Mullican has been described as a digital art pioneer for exploring the possibilities with relatively simple early art software, helping to lead the way for future generations of digital artists—and the rise of tokenized artwork. “LeeMullican.PCX” curator Anika Meier told Decrypt that the painter faced resistance at the time for even entertaining the concept.
“Lee Mullican was relentlessly experimenting,” Meier said. “Back then, there was no market for digital art. He kept going. He kept creating, no matter what people said. He was told that he was wasting his time working with computers. He didn‘t care.”
She added that the growing recognition of the work of Mullican and other digital art pioneers like Herbert W. Franke serves as a signal to modern artists to continue creating and trying new things, regardless of market activity. It’s “a reminder to keep experimenting and to keep going, even though there might not be immediate sales or recognition,” she said.
“LeeMullican.PCX” is the second NFT collection based on Mullican’s early digital work. A previous set, “Computer Joy,” was released as Ethereum NFTs through Verisart in late 2021. Those pieces were released in combination with an exhibition of his physical work, as well, while the latest drop is a purely digital offering.
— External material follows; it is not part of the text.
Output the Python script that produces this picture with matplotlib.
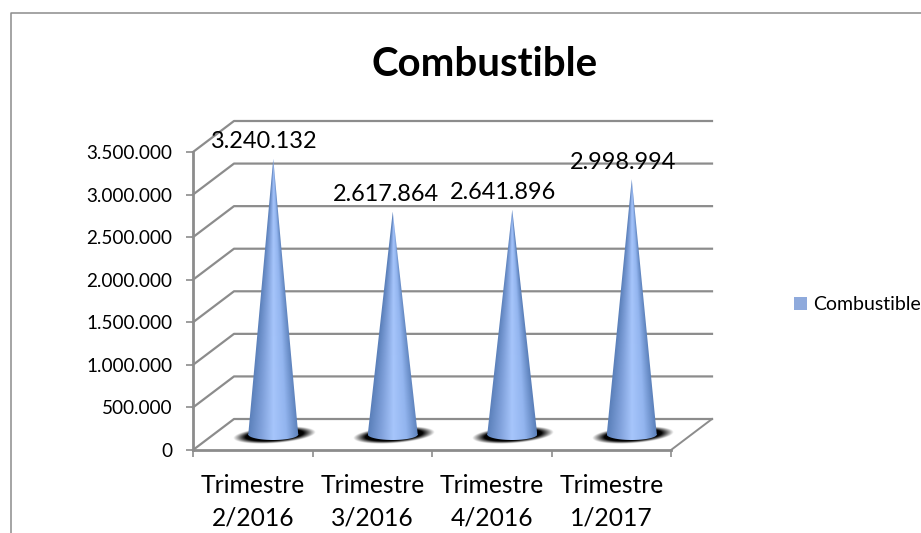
import numpy as np
import matplotlib
matplotlib.use('Agg')
import matplotlib.pyplot as plt
from matplotlib.colors import LinearSegmentedColormap
from matplotlib.patches import Patch, PathPatch
from matplotlib.path import Path
from matplotlib.lines import Line2D

categories = ['Trimestre\n2/2016', 'Trimestre\n3/2016', 'Trimestre\n4/2016', 'Trimestre\n1/2017']
values = [3240132, 2617864, 2641896, 2998994]
value_labels = ['3.240.132', '2.617.864', '2.641.896', '2.998.994']
y_ticks = [0, 500000, 1000000, 1500000, 2000000, 2500000, 3000000, 3500000]
y_tick_labels = ['0', '500.000', '1.000.000', '1.500.000', '2.000.000', '2.500.000', '3.000.000', '3.500.000']
series_name = 'Combustible'

GRAY = '#8c8c8c'
W, H = 921, 533

plt.rcParams['font.family'] = ['Lato', 'DejaVu Sans']
fig = plt.figure(figsize=(W / 100, H / 100), dpi=100)
fig.patch.set_facecolor('white')

# outer chart frame
fig.add_artist(Line2D([10.5 / W, 10.5 / W, 1], [0, 1 - 12.5 / H, 1 - 12.5 / H], color=GRAY, lw=1.1))

ax = fig.add_axes([193 / W, 1 - 450 / H, (671 - 193) / W, (450 - 152) / H])
ax.patch.set_alpha(0)
ax.set_xlim(0, len(categories))
ax.set_ylim(0, 3500000)

# depth of the fake 3d box, in data units
depth_x = 41 / (478 / 4)
depth_y = 31 / 298 * 3500000

for t in y_ticks:
    ax.plot([0, depth_x, 4 + depth_x], [t, t + depth_y, t + depth_y], color=GRAY, lw=1.6, clip_on=False, zorder=1)
ax.plot([4, 4 + depth_x], [0, depth_y], color=GRAY, lw=1.4, clip_on=False, zorder=1)

for s in ['top', 'right']:
    ax.spines[s].set_visible(False)
for s in ['left', 'bottom']:
    ax.spines[s].set_color(GRAY)
    ax.spines[s].set_linewidth(2)
    ax.spines[s].set_zorder(2)

ax.set_yticks(y_ticks)
ax.set_yticklabels(y_tick_labels, fontsize=13.6, color='black')
ax.set_xticks(range(len(categories) + 1))
ax.set_xticklabels([])
ax.set_xticks([i + 0.5 for i in range(len(categories))], minor=True)
ax.set_xticklabels(categories, minor=True, fontsize=17.7, linespacing=1.5)
ax.tick_params(axis='both', which='major', color=GRAY, width=1.2, length=5)
ax.tick_params(axis='x', which='minor', length=0, pad=17)
ax.tick_params(axis='y', pad=10)

cone_map = LinearSegmentedColormap.from_list('cone', ['#5b80ba', '#7fa0da', '#a6c5fb', '#93b5ef', '#5b80ba'])

half_w = 25 / (478 / 4)
ell_h = 5.5 / 298 * 3500000
sh_w = 41 / (478 / 4)
sh_h = 10 / 298 * 3500000

# blurred shadow on the floor and shaded cone for each category
for i, v in enumerate(values):
    cx = i + 0.5 + depth_x / 2
    cy = depth_y / 2

    xx, yy = np.meshgrid(np.linspace(-1, 1, 160), np.linspace(-1, 1, 60))
    r = np.sqrt(xx ** 2 + ((yy - 0.3 * xx) * 1.2) ** 2)
    rgba = np.zeros(xx.shape + (4,))
    rgba[..., 3] = np.clip((1 - r) / 0.3, 0, 1)
    ax.imshow(rgba, extent=[cx - sh_w + 0.01, cx + sh_w + 0.01, cy - sh_h, cy + sh_h], aspect='auto',
              origin='lower', zorder=3, clip_on=False, interpolation='bilinear')

    # shade follows the local width of the cone so the tip stays dark at the edges
    ux, uy = np.meshgrid(np.linspace(-1, 1, 200), np.linspace(0, 1, 400))
    local = np.maximum(1 - uy, 0.02)
    shade = np.clip((ux / local + 1) / 2, 0, 1)
    im = ax.imshow(shade, extent=[cx - half_w, cx + half_w, cy, v + cy], aspect='auto', origin='lower',
                   cmap=cone_map, vmin=0, vmax=1, zorder=4, interpolation='bilinear')
    im_low = ax.imshow(np.linspace(0, 1, 200).reshape(1, -1), extent=[cx - half_w, cx + half_w, cy - ell_h, cy],
                       aspect='auto', cmap=cone_map, vmin=0, vmax=1, zorder=4, interpolation='bilinear')
    theta = np.linspace(np.pi, 2 * np.pi, 30)
    verts = [(cx, cy + v)] + [(cx + half_w * np.cos(a), cy + ell_h * np.sin(a)) for a in theta] + [(cx, cy + v)]
    clip = PathPatch(Path(verts), transform=ax.transData, facecolor='none', edgecolor='none')
    ax.add_patch(clip)
    im.set_clip_path(clip)
    im_low.set_clip_path(clip)

ax.set_xlim(0, len(categories))
ax.set_ylim(0, 3500000)

# value labels sit above the cone tips
label_dx = [-7, -5, -6.5, -6.5]
for i, v in enumerate(values):
    ax.annotate(value_labels[i], (i + 0.5 + depth_x / 2, v + depth_y / 2),
                xytext=(label_dx[i], 4.5), textcoords='offset points',
                ha='center', va='bottom', fontsize=16.9, zorder=5, annotation_clip=False)

fig.text(485 / W, 1 - 65 / H, series_name, fontsize=29, fontweight='bold', ha='center', va='center')

fig.legend(handles=[Patch(facecolor='#8faadc', edgecolor='none', label=series_name)],
           loc='center left', bbox_to_anchor=(794 / W, 1 - 305 / H), frameon=False,
           fontsize=14, handlelength=0.66, handleheight=0.66, handletextpad=0.3, borderpad=0, borderaxespad=0)

fig.savefig('out.png', dpi=100)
Mullican’s own digital work has now been tokenized and released via NFTs, but there’s also a throughline from his early experimentations to the modern NFT art world. The tools today are dramatically more powerful and versatile, and there’s a thriving market as well. But it’s still ultimately about artists finding new and distinctive ways to express themselves.
“The common ground is the excitement for entering new territory and pushing boundaries,” Meier told Decrypt. “What has changed is that there aren‘t just a few pioneers, but many creating art with new technologies—and, by doing so, changing the history of art, bringing digital art to the forefront—creating abstract digital paintings using code as a medium.”